This summer, a new generation of students and practitioners is learning how to design international development projects rooted in local solutions. Development program sponsors and implementers are increasingly recognizing that local solutions are a vital ingredient in any sustainable development strategy according to Professor Beryl Levinger, chair of the Development Practice and Policy program at the Middlebury Institute and founding director of its Design, Partnering, Management and Innovation program.
Through a partnership between the Institute and Locus, a landmark initiative dedicated to finding new solutions to old development challenges by focusing on local solutions and integrated programming, 19 students and current development professionals are gathered in Nairobi, Kenya to gain hands-on experience through the DPMI program.
This is a landmark year for international development. The Millennium Development Goals are coming to a close and a new chapter is unfolding with the launch of the Sustainable Development Goals. With these big changes come discussions on what has and has not worked, the path forward, and how to finance this path.
“Across the international development field, one thing that is rising to the top of the discussion is local solutions,” says Graham Wood, senior vice president of Pact. “No longer are people satisfied with the historical nature of development in which someone in Washington D.C. or Geneva determines solutions to challenges faced by communities in Myanmar, Ethiopia, or Guatemala.”

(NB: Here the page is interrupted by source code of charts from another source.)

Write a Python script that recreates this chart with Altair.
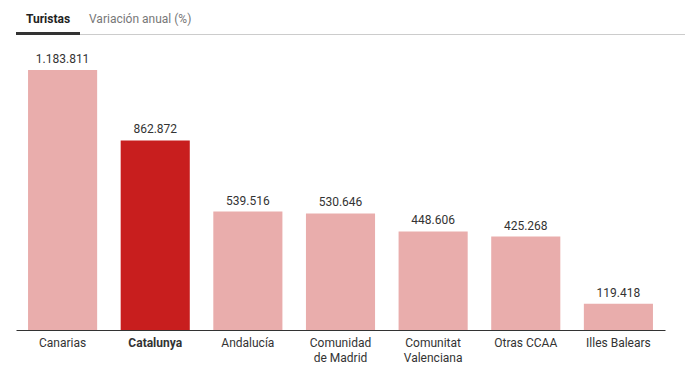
import altair as alt
import pandas as pd

regions = ["Canarias", "Catalunya", "Andalucía", "Comunidad de Madrid",
           "Comunitat Valenciana", "Otras CCAA", "Illes Balears"]
turistas = [1183811, 862872, 539516, 530646, 448606, 425268, 119418]
highlight = "Catalunya"
tabs = ["Turistas", "Variación anual (%)"]

labels = [f"{v:,}".replace(",", ".") for v in turistas]
df = pd.DataFrame({"region": regions, "turistas": turistas, "label": labels,
                   "hl": [r == highlight for r in regions]})

FONT = "Roboto"
x = alt.X("region:N", sort=regions,
          scale=alt.Scale(range=[8, 657], paddingInner=0.254, paddingOuter=0.13),
          axis=alt.Axis(title=None, ticks=False, labelAngle=0, labelPadding=7,
                        labelFont=FONT, labelFontSize=12, labelColor="#333",
                        labelLineHeight=15, labelBaseline="top",
                        labelFontWeight={"condition": {"test": f"datum.value == '{highlight}'", "value": "bold"}, "value": "normal"},
                        labelExpr="length(datum.label) > 14 ? [slice(datum.label, 0, indexof(datum.label, ' ')), slice(datum.label, indexof(datum.label, ' ') + 1)] : datum.label",
                        domainColor="#333", domainWidth=1, grid=False))
y = alt.Y("turistas:Q", scale=alt.Scale(domain=[0, 1183811], range=[322, 62], nice=False), axis=None)

base = alt.Chart(df)
bars = base.mark_bar().encode(
    x=x, y=y,
    color=alt.condition("datum.hl", alt.value("#C81E1E"), alt.value("#E9ADAC")),
)
text = base.mark_text(baseline="bottom", dy=-4, font=FONT, fontSize=12, color="#333").encode(
    x=x, y=y, text="label:N")

one = alt.Chart(pd.DataFrame({"a": [0]}))
tab1 = one.mark_text(align="left", baseline="middle", font=FONT, fontSize=12,
                     fontWeight="bold", color="#222").encode(
    x=alt.value(18), y=alt.value(11), text=alt.value(tabs[0]))
tab2 = one.mark_text(align="left", baseline="middle", font=FONT, fontSize=12,
                     color="#777").encode(
    x=alt.value(81), y=alt.value(11), text=alt.value(tabs[1]))
grayline = one.mark_rule(color="#ccc", strokeWidth=1).encode(
    x=alt.value(8), x2=alt.value(677), y=alt.value(26.5))
underline = one.mark_rule(color="#333", strokeWidth=3).encode(
    x=alt.value(8), x2=alt.value(72), y=alt.value(25.5))

chart = alt.layer(bars, text, grayline, underline, tab1, tab2).properties(
    width=681, height=322, autosize=alt.AutoSizeParams(type="none"),
    padding={"left": 0, "top": 0, "right": 0, "bottom": 44}
).configure_view(stroke=None)

chart.save("out.html", embed_options={"renderer": "svg", "actions": False})
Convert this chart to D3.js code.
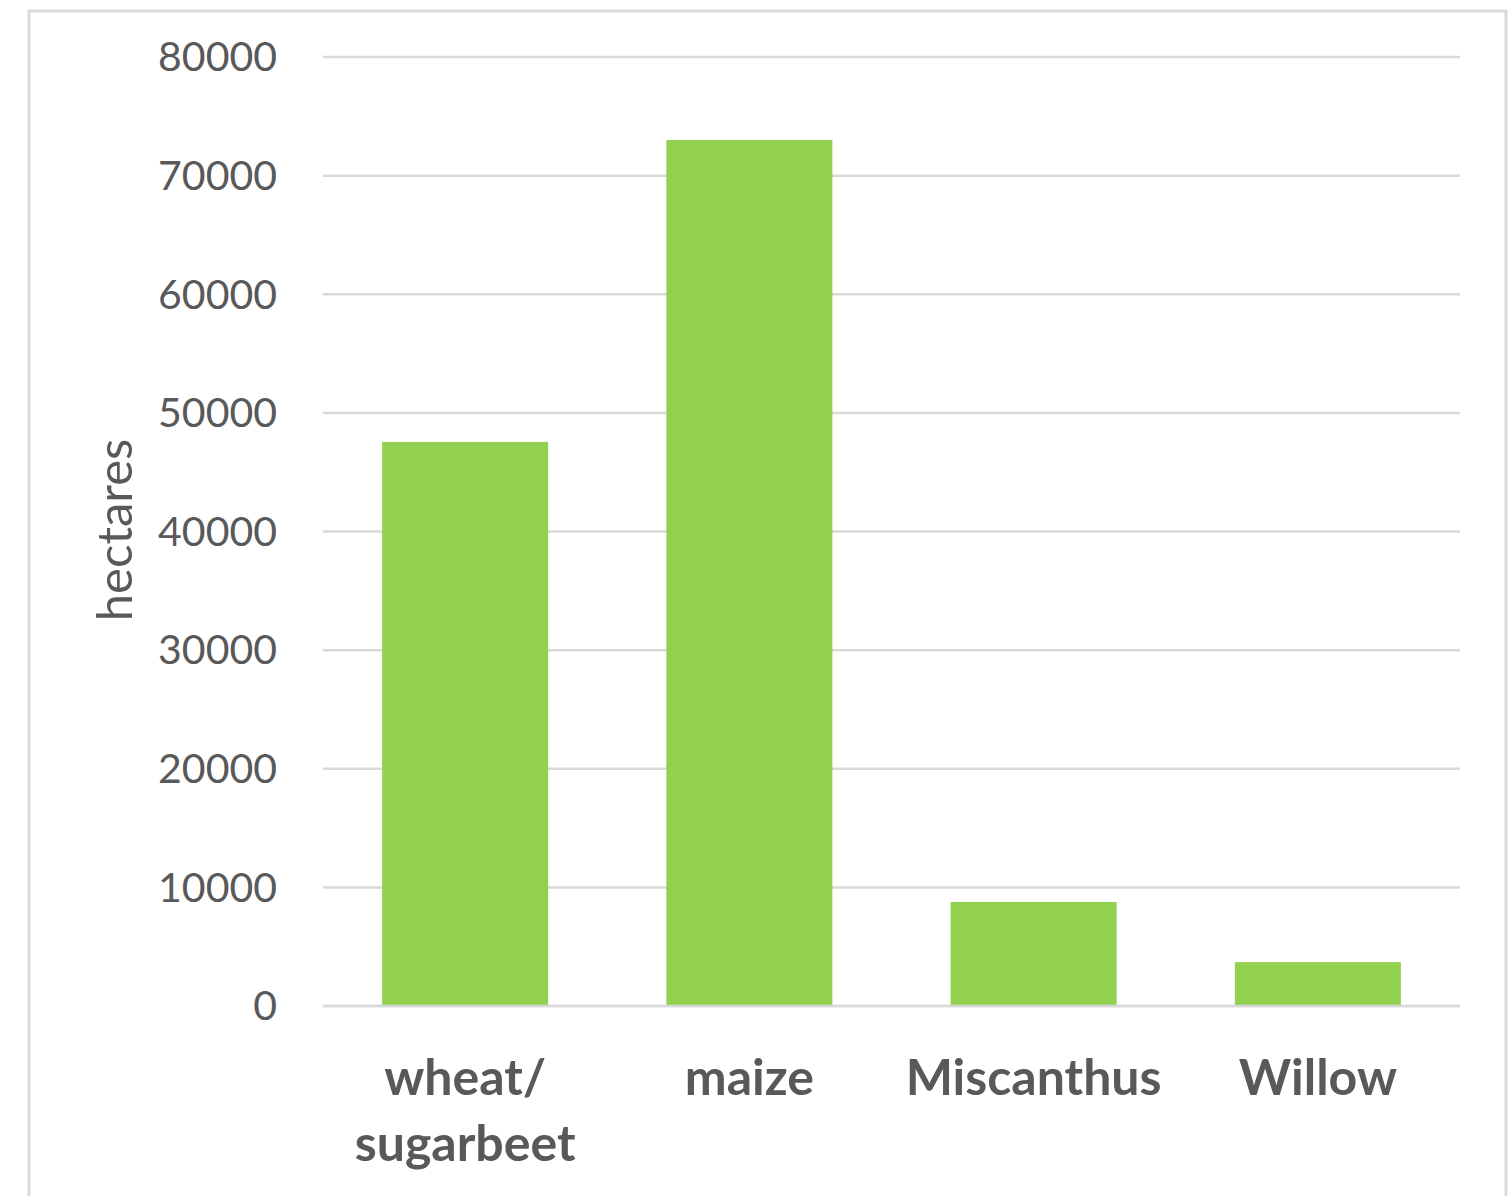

Wood and Levinger agree that in order to achieve true, transformational change, local knowledge and expertise must be harnessed. Wood shares that this is a core objective of Locus, a coalition of nongovernmental organizations, foundations and consulting firms that promotes integrated solutions to address the underlying causes of poverty. The Locus agenda also includes adoption of a shared measurement system that helps participating organizations readily identify effective initiatives as well as those that require further refinement.
Monterey’s DPMI certificate program offers participants the tools and skills they need to forge effective, local networks, alliances and partnerships. This orientation makes Monterey and Locus natural partners. DPMI participants will learn how to map local systems; translate findings into compelling project designs; and promote organizational learning for continuous improvement. Participants, who come from the U.S., Africa, and Latin America, will learn from one another as they search out innovative solutions to persistent problems.